Direct to garment printing is a different animal.  It prints differently on the shirt.  Feels differently on the shirt.  Sometimes it even smells differently.  However, the power of the DTG process is getting the image on the shirt quicker and more efficiently.  As it becomes more commonplace, consumers will accept the differences.  A good chunk of them just want a cool looking shirt…they don’t care how it was printed.  If your shop hasn’t invested in the future, or you are a traditionalist that still clings to the “old ways” of pulling a squeegee, one day in the near future you just may look up and realize that your customer base has migrated somewhere else.

So what do you think?  Agree with this?  Disagree?  I’d love to hear from you!!  Leave your thoughts in the comment section!

8 comments

  • I am a owner operator with one full time guy and one of those that don’t want it to be true but ultimately, I guess I agree. And I am smart enough to see that it will eventually be the future. So, the next question is, are you hiring?Because it sounds as though I should stop paying the lease on the automatic and go work for someone else, and if you are hiring what will my future be with your company once you start going digital and no longer need the guy skilled in simulated process separations or the 16 machine operators and all of the people that support them. What will happen to all the minimum wage jobs like catching shirts and cleaning screens that the after school or college student currently fills? I am afraid for the future. Is progress always a good thing?

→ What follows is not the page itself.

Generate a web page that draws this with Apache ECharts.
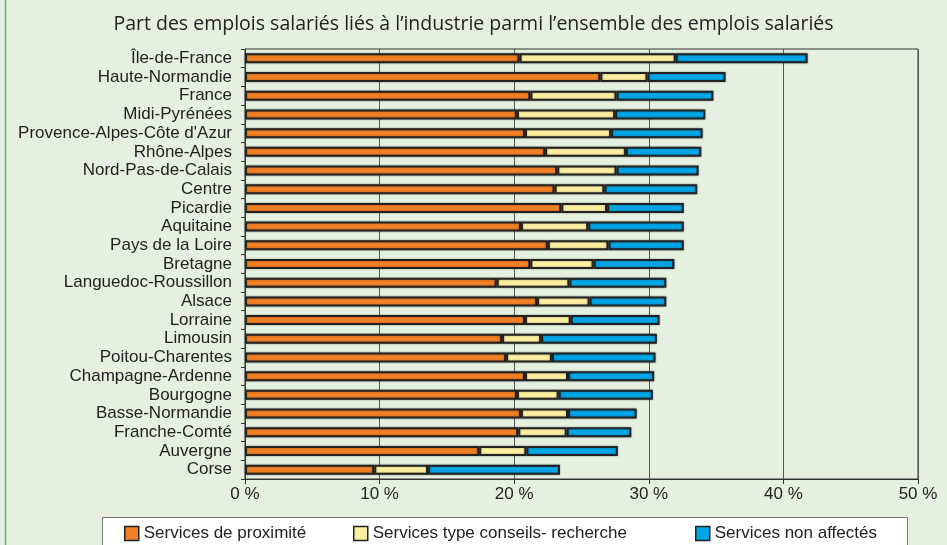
<!DOCTYPE html>
<html>
<head>
<meta charset="utf-8">
<script src="https://cdn.jsdelivr.net/npm/echarts@6/dist/echarts.min.js"></script>
<style>
html,body{margin:0;padding:0;background:#e5f0e1;}
#c{width:947px;height:545px;}
</style>
</head>
<body>
<div id="c"></div>
<script>
const title = "Part des emplois salariés liés à l’industrie parmi l’ensemble des emplois salariés";
const regions = ["Île-de-France","Haute-Normandie","France","Midi-Pyrénées","Provence-Alpes-Côte d'Azur","Rhône-Alpes","Nord-Pas-de-Calais","Centre","Picardie","Aquitaine","Pays de la Loire","Bretagne","Languedoc-Roussillon","Alsace","Lorraine","Limousin","Poitou-Charentes","Champagne-Ardenne","Bourgogne","Basse-Normandie","Franche-Comté","Auvergne","Corse"];
const seriesNames = ["Services de proximité","Services type conseils- recherche","Services non affectés"];
const proximite = [20.4,26.4,21.2,20.2,20.8,22.3,23.2,23.0,23.5,20.5,22.5,21.2,18.7,21.7,20.8,19.1,19.4,20.8,20.2,20.5,20.3,17.4,9.6];
const conseils  = [11.6,3.5,6.4,7.3,6.4,6.0,4.4,3.7,3.4,5.0,4.5,4.7,5.4,3.9,3.4,2.9,3.4,3.2,3.1,3.5,3.6,3.5,4.0];
const nonAffect = [9.8,5.8,7.2,6.7,6.8,5.6,6.1,6.9,5.7,7.1,5.6,6.0,7.2,5.7,6.6,8.6,7.7,6.4,7.0,5.1,4.8,6.8,9.8];
const xTicks = [0,10,20,30,40,50];
const colors = ["#f28024","#fbf0a0","#00a6e6"];

const chart = echarts.init(document.getElementById('c'), null, {renderer:'canvas'});
const vals = [proximite, conseils, nonAffect];
const series = seriesNames.map((n,i)=>({
  name:n, type:'bar', stack:'t', data:vals[i], barWidth:10,
  itemStyle:{color:colors[i], borderColor:'#222', borderWidth:2, shadowColor:'rgba(0,0,0,0.35)', shadowBlur:2},
  emphasis:{disabled:true}
}));
const legendLefts = [124,353,695];
chart.setOption({
  backgroundColor:'#e5f0e1',
  animation:false,
  title:{text:title, left:'center', top:9, textStyle:{fontFamily:'Open Sans', fontWeight:'normal', fontSize:19.5, color:'#222'}},
  graphic:[
    {type:'rect', shape:{x:102.5,y:517.5,width:805,height:40}, style:{fill:'#fff', stroke:'#777', lineWidth:1}, z:-1},
    {type:'line', shape:{x1:5.5,y1:0,x2:5.5,y2:545}, style:{stroke:'#5db556', lineWidth:1.5}}
  ],
  legend: seriesNames.map((n,i)=>({
    data:[n], left:legendLefts[i], top:525, padding:0, itemWidth:14, itemHeight:14, icon:'rect', itemGap:4,
    textStyle:{fontFamily:'Liberation Sans', fontSize:17, color:'#222'},
    itemStyle:{borderColor:'#222', borderWidth:1.5, shadowBlur:0}, selectedMode:false
  })),
  grid:{left:245, right:29, top:49, bottom:66, show:true, borderColor:'#333', borderWidth:1},
  xAxis:{type:'value', min:0, max:50, interval:10,
    axisLine:{show:true, lineStyle:{color:'#333'}},
    axisTick:{show:true, length:5, lineStyle:{color:'#333'}},
    axisLabel:{formatter:v=>xTicks.includes(v)? v+' %':'', fontFamily:'Liberation Sans', fontSize:17, color:'#222', margin:7},
    splitLine:{show:true, lineStyle:{color:'#555', width:1}}
  },
  yAxis:{type:'category', data:regions, inverse:true,
    axisLine:{show:true, lineStyle:{color:'#333'}},
    axisTick:{show:true, length:4, lineStyle:{color:'#333'}},
    axisLabel:{interval:0, fontFamily:'Liberation Sans', fontSize:17, color:'#222', margin:13}
  },
  series:series
});
</script>
</body>
</html>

    • Brad – the industry is changing…but maybe not lightning fast. As with any production equipment, machines take the labor out if the equation with more efficiency. Is this good for business? Yes. Is it good for the $9 an hour worker that doesn’t have skills? Probably not. While I don’t think everything is doom and gloom, it is best to be on the prepared side of things.

  • yeah i agree with you DTG is the future technique of t shirt printing.. great article..

    http://custom.sg/print-tshirt

  • Thank you for this great article. Speaking about the built-in pretreatment, I only know about Kornit machines, do you know any other ? I am going to TecStyle Visions (Stuttgart) next week to take a look at the new Epson but I still like more Kornit especially for the built in pretreatment. But the price difference is so big…The new Epson costs here in Europe about USD 23.000,- and the smalest Kornit Breeze begins at USD 75.000,-.

    • Jan:

      Everyone’s opinion may be different, but probably the best two DTG printers with pre-treatment built in are the Kornit and the Aeoon. this type of technology is expensive, but start adding up the cost of external pre-treatment equipment, and then the extra time and labor to perform this task, and lower cost units don’t seem like quite the bargin. Sometimes you do get what you pay for… -M

      • Marshall, I know Aeoon but I didn’t realize that they are from Austria, I am going to check that out also..Thank you for your opinion,

  • Marshall, Been there, Done that!

    As a participant in the Professional studio photography industry for over 20 years I watched the naysayers and photographic craftsmen state without any reservation that digital photography would never ‘threaten’ traditional films ability to capture the delicate nuisances a trained photographer would ‘paint’ with lens & film.

    Additionally, computers would never be able to impart the special effects a trained artesian could achieve in the darkroom by manipulation of chemistry temp, time and concentration.

    The business model of selling 8×10 pieces of paper with images at hugely inflated prices to provide the image maker with revenue has been replaced by photographic craftsmen who sell their ability and professional skill set for set event and/or hourly fees and then convey ownership of the images to their clients.

    Those who did not learn this lesson are probably still waiting for Kodak to process their medium format images, Opps I forgot Kodak backed the wrong player when their management stated they were in the film business not in the photography business.

    I see no reason to believe decorated apparel will not move down the same path. T-shirts and other decorated apparel is about the message and the memories, nobody needs another t-shirt. Remember that, people will always buy another memory & often without price resistance.